Het perspectief van een land dat besloten heeft dat ze ‘nu eenmaal’ niet iedereen kan herbergen werkt verrijkend. 

De meeste boeken over migratie nemen het - doorgaans trieste - verhaal van de migrant als uitgangspunt. Dat aspect ontbreekt ook in dit boek niet, maar het perspectief dat ditmaal gekozen is - van een land dat besloten heeft dat ze ‘nu eenmaal’ niet iedereen kan herbergen - werkt zeker verrijkend. Al geldt hier ook het risico van overdrijving. Wie dit boek gelezen heeft, kan zomaar denken dat elke asielzoeker zichzelf door procedures heen liegt en bedriegt. Quod non.

En zo worden er wel vaker zaken absurder en extremer voorgesteld dan ze in werkelijkheid zijn, zowel aan de kant van de migrant als aan die van zijn manager. Is dat erg? Welnee. Het staat althans nergens de verhaallijn van deze vlot geschreven roman in de weg. En alleen al de zinnen die Heijmans gebruikt, zijn regelmatig om in te lijsten. 
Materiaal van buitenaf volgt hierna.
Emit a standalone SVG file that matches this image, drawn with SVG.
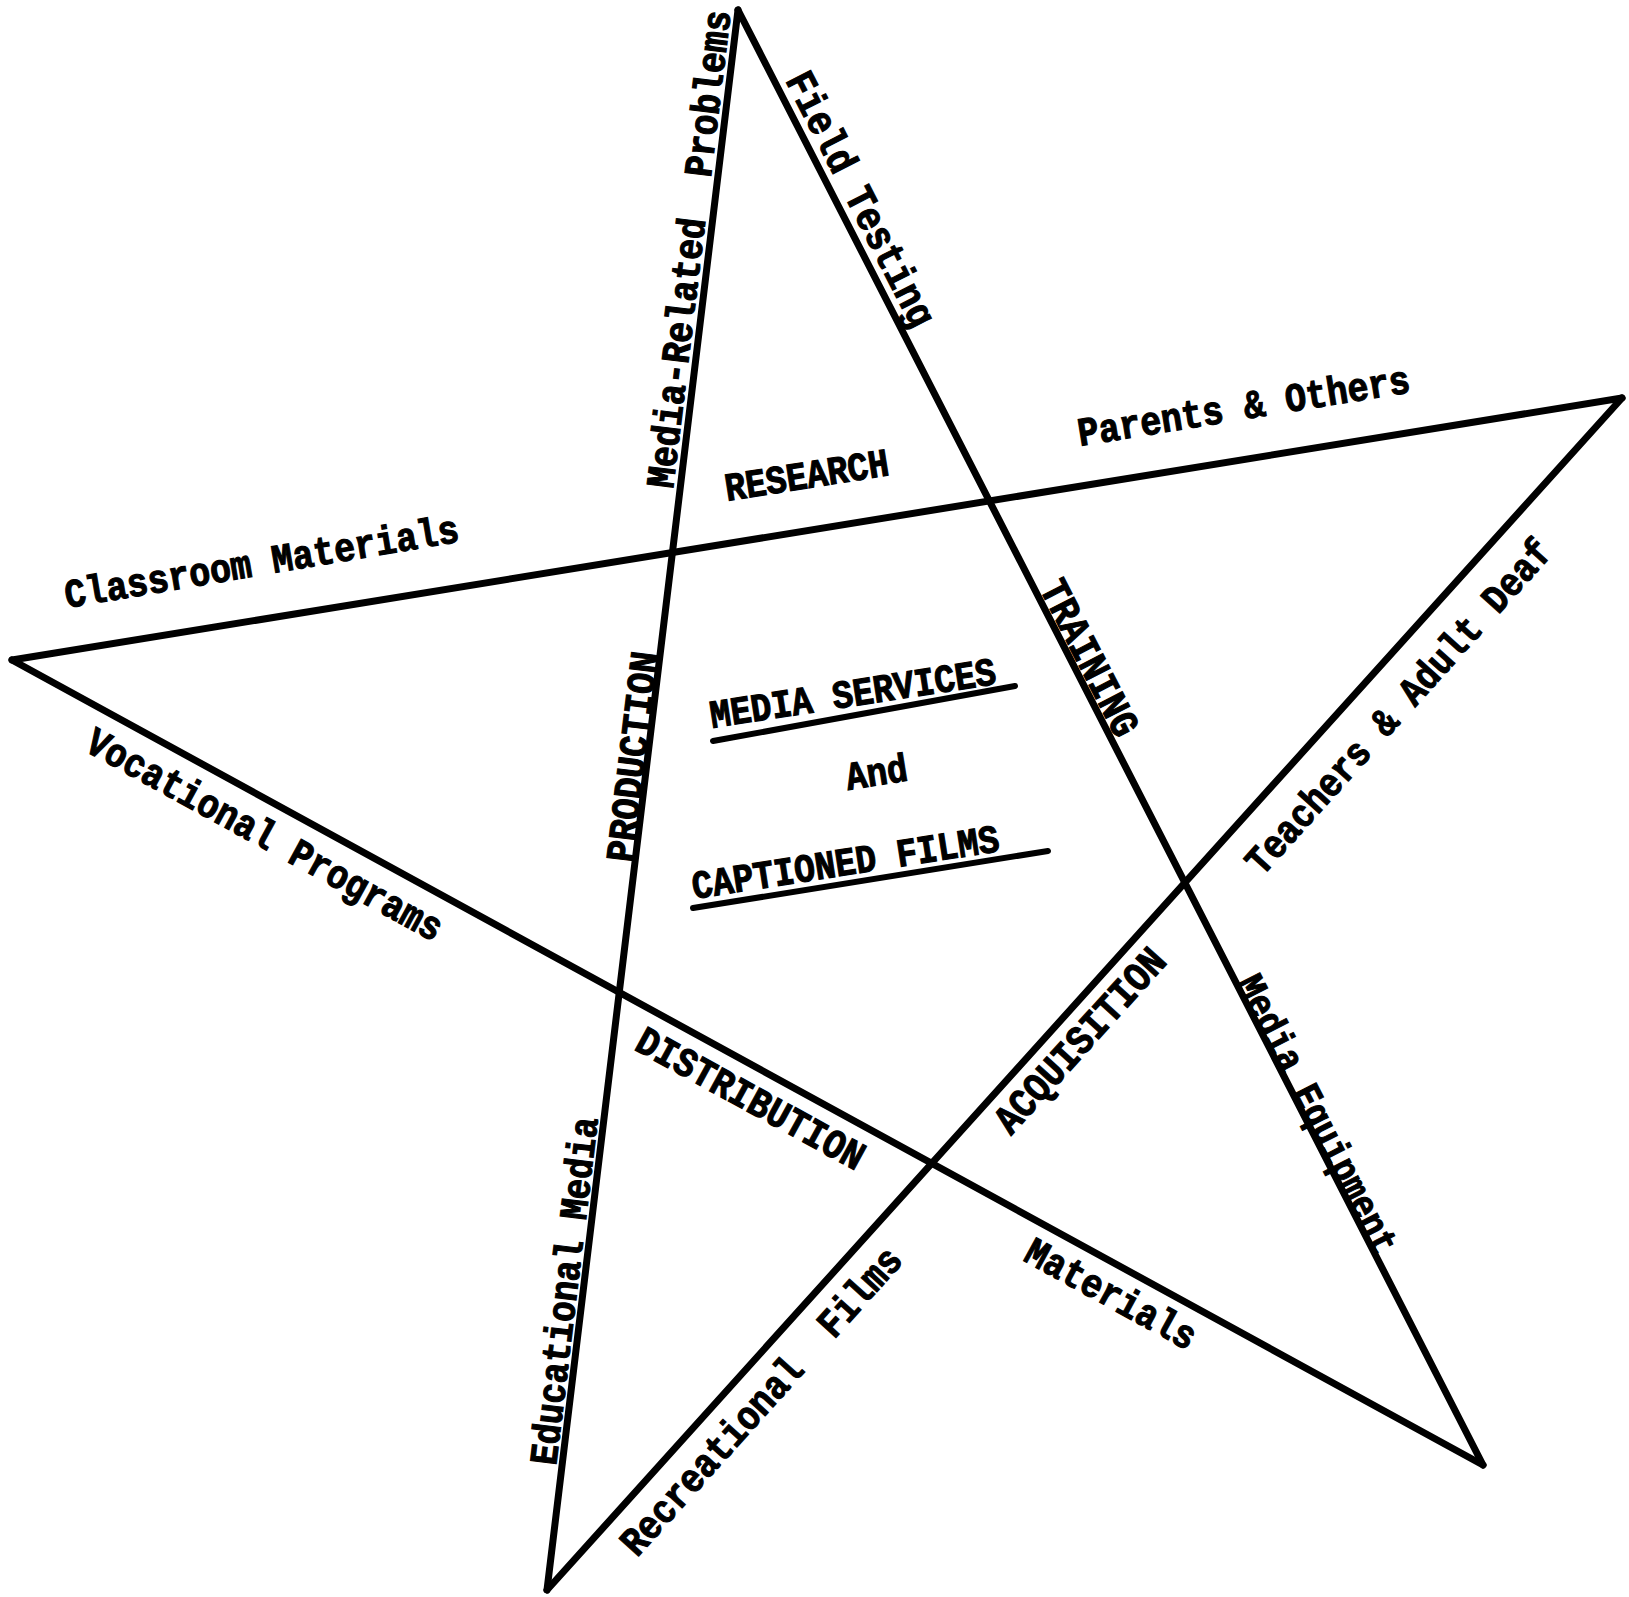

Ik zie dit boek dan ook vooral als een aanmoeding voor journalisten om op ontdekking te blijven gaan in de soms bizarre krochten van de ambtenarij. Fictie kan helpen om bij dat wat voor ‘gewoon’ doorgaat, nieuwe vragen te stellen. En dat is precies wat dit boek uitstekend doet. Deze vertrekroman mag dan ook zéker blijven.